The ballet mistress rises, chunky gold bracelets jingling as she approaches Grubb and puts her hands on her shoulders. A former dancer herself, Kostritzky understands the stress dancers face. She’s also aware of the intimidating effect she often has on them.
“Relax. You can do this. Don’t be nervous,” she whispers in her thick accent. “Just breathe through the movements.”
The words have their intended effect, and Grubb presses on.
“When she reassured me that my technical prowess would take care of itself and told me to focus instead on my breathing,” Grubb said, “that really helped me and got me excited about eventually doing it.”
Kostritzky’s reputation for bringing out the best in dancers has taken her around the world, shaping young students and coaching professionals with tough love and one-liners like “Why you give me Kmart when I ask for Cartier?”
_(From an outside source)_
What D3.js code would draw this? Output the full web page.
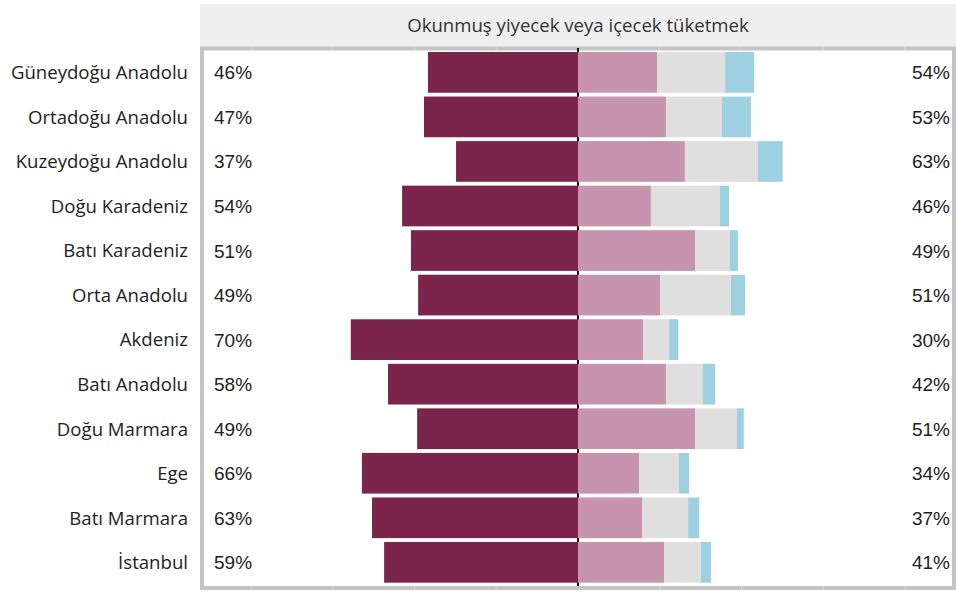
<!DOCTYPE html>
<html><head><meta charset="utf-8">
<script src="https://cdn.jsdelivr.net/npm/d3@7"></script>
<style>body{margin:0;background:#fff}svg{display:block}</style>
</head><body>
<svg id="c" width="956" height="592"></svg>
<script>
const title = "Okunmuş yiyecek veya içecek tüketmek";
const regions = ["Güneydoğu Anadolu","Ortadoğu Anadolu","Kuzeydoğu Anadolu","Doğu Karadeniz","Batı Karadeniz","Orta Anadolu","Akdeniz","Batı Anadolu","Doğu Marmara","Ege","Batı Marmara","İstanbul"];
const leftVals  = [45.9, 47.1, 37.3, 53.8, 51.1, 48.9, 69.5, 58.1, 49.2, 66.1, 63.0, 59.3];
const pinkVals  = [24.2, 26.9, 32.7, 22.3, 35.8, 25.1, 19.9, 26.9, 35.8, 18.7, 19.6, 26.3];
const grayVals  = [20.8, 17.1, 22.3, 21.1, 10.7, 21.7,  8.0, 11.3, 12.8, 12.2, 14.1, 11.3];
const blueVals  = [ 8.9,  8.9,  7.6,  2.8,  2.4,  4.3,  2.8,  3.7,  2.1,  3.1,  3.4,  3.1];
const leftLabels  = ["46%","47%","37%","54%","51%","49%","70%","58%","49%","66%","63%","59%"];
const rightLabels = ["54%","53%","63%","46%","49%","51%","30%","42%","51%","34%","37%","41%"];
const gridTicks = [-100,-75,-50,-25,25,50,75,100];
const colors = {left:"#7b254d", pink:"#c694ae", gray:"#dfdfdf", blue:"#9dd0e0"};

const svg = d3.select("#c");
const x = d3.scaleLinear().domain([-114.7,114.7]).range([203,953]);
const y = d3.scaleBand().domain(regions).range([50.1,584.6]).paddingInner(0.086).paddingOuter(0.043);

// header
svg.append("rect").attr("x",200).attr("y",4).attr("width",756).attr("height",43).attr("fill","#efefef");
svg.append("text").attr("x",x(0)).attr("y",32).attr("text-anchor","middle")
  .attr("font-family","'Open Sans'").attr("font-size",18.6).attr("fill","#333").text(title);

// panel
svg.append("rect").attr("x",202).attr("y",48.5).attr("width",752).attr("height",539.5)
  .attr("fill","#fff").attr("stroke","#c4c4c4").attr("stroke-width",4);

// center line
svg.append("line").attr("x1",x(0)).attr("x2",x(0)).attr("y1",48).attr("y2",586)
  .attr("stroke","#111").attr("stroke-width",2);

// grid hints
svg.append("g").selectAll("line").data(gridTicks).join("line")
  .attr("x1",d=>x(d)).attr("x2",d=>x(d)).attr("y1",46).attr("y2",590)
  .attr("stroke","#fff").attr("stroke-opacity",0.35).attr("stroke-width",1);

const rows = regions.map((r,i)=>({r, l:leftVals[i], segs:[
  {v:pinkVals[i], c:colors.pink},{v:grayVals[i], c:colors.gray},{v:blueVals[i], c:colors.blue}]}));

const g = svg.append("g");
g.selectAll("rect.l").data(rows).join("rect").attr("class","l")
  .attr("x",d=>x(-d.l)).attr("width",d=>x(0)-x(-d.l))
  .attr("y",d=>y(d.r)).attr("height",y.bandwidth()).attr("fill",colors.left);

rows.forEach(d=>{
  let acc=0;
  d.segs.forEach(s=>{
    g.append("rect").attr("x",x(acc)).attr("width",x(acc+s.v)-x(acc))
      .attr("y",y(d.r)).attr("height",y.bandwidth()).attr("fill",s.c);
    acc+=s.v;
  });
});

// category labels
svg.append("g").selectAll("text").data(regions).join("text")
  .attr("x",188).attr("y",d=>y(d)+y.bandwidth()/2+6.8).attr("text-anchor","end")
  .attr("font-family","'Open Sans'").attr("font-size",18.6).attr("fill","#222").text(d=>d);

// percent labels
svg.append("g").selectAll("text").data(regions).join("text")
  .attr("x",214).attr("y",d=>y(d)+y.bandwidth()/2+7).attr("text-anchor","start")
  .attr("font-family","'Liberation Sans', Arial").attr("font-size",19).attr("fill","#222")
  .text((d,i)=>leftLabels[i]);
svg.append("g").selectAll("text").data(regions).join("text")
  .attr("x",950).attr("y",d=>y(d)+y.bandwidth()/2+7).attr("text-anchor","end")
  .attr("font-family","'Liberation Sans', Arial").attr("font-size",19).attr("fill","#222")
  .text((d,i)=>rightLabels[i]);
</script>
</body></html>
She has taught throughout Russia, Europe, the United States and Latin America and worked with a diverse array of artists and entertainers, from ballet dancers Jock Soto and Damian Woetzel to British choreographer Christopher Wheeldon, film director Darren Aronofsky and actress Natalie Portman.
After meeting her at a lunch hosted by New York socialite Anne Bass, Vogue editor-at-large Andre Leon Talley once remarked that Kostritzky “is everything you would expect in a world-class ballet coach.”
She started out as a dancer at the Odessa State Ballet in her hometown but is proudest of her accomplishments as a teacher, coach and mentor.
“The most important profession is to be a teacher. Two sets of people are the most important: your parents and your teachers. College teachers, schoolteachers, ballet teacher.
“Because if you’re lucky and you have a good one,” she said, “they change your life.”
A taskmaster who ‘loved us’
Former students credit her with altering the course of their lives, regarding her as a “second mother.” At least 20 are in top-level professional dance companies nationwide, including New York City Ballet. She also helped Portman train for her role in the Academy Award-winning “Black Swan,” earning a shout-out from the actress in her Oscar speech. She also appeared in the documentary “Dancing Across Borders,” which tells the story of dancer Sokvannara Sar’s journey from Cambodia to the United States to train with Kostritzky.
“She demands only the best; complete commitment. Work, work, work and then savor the rewards but only for a moment because there is more work to be done,” said Peter Boal, director of Seattle’s Pacific Northwest Ballet. Boal studied with Kostritzky at a summer dance program when he was 14.
“She believes so completely in the art and impact of dance. You could feel her stage presence in everything she did. She was a taskmaster who scared us at first, but soon we figured out that she actually loved us.”
In an instance of art imitating life and vice versa, another former student tours with the national Broadway production of “Billy Elliot,” the movie-turned-musical about a young boy’s struggle to become a ballet dancer despite a lack of support from his family. The plot resonated with Max Baud, who plays adult Billy. As a teen, he struggled with torment from peers and credits Kostritzky with encouraging him to stick it out.
“She showed us this light at the end of the tunnel. She’d point to dancers like Jock Soto and Damian Woetzel as role models and tell us, ‘If you work your butt off, you’ll be able to dance and make a living doing the thing you love.’”
The foundation of a Kostritzky education, hard work and discipline, also translates to other professions and facets of life, he said.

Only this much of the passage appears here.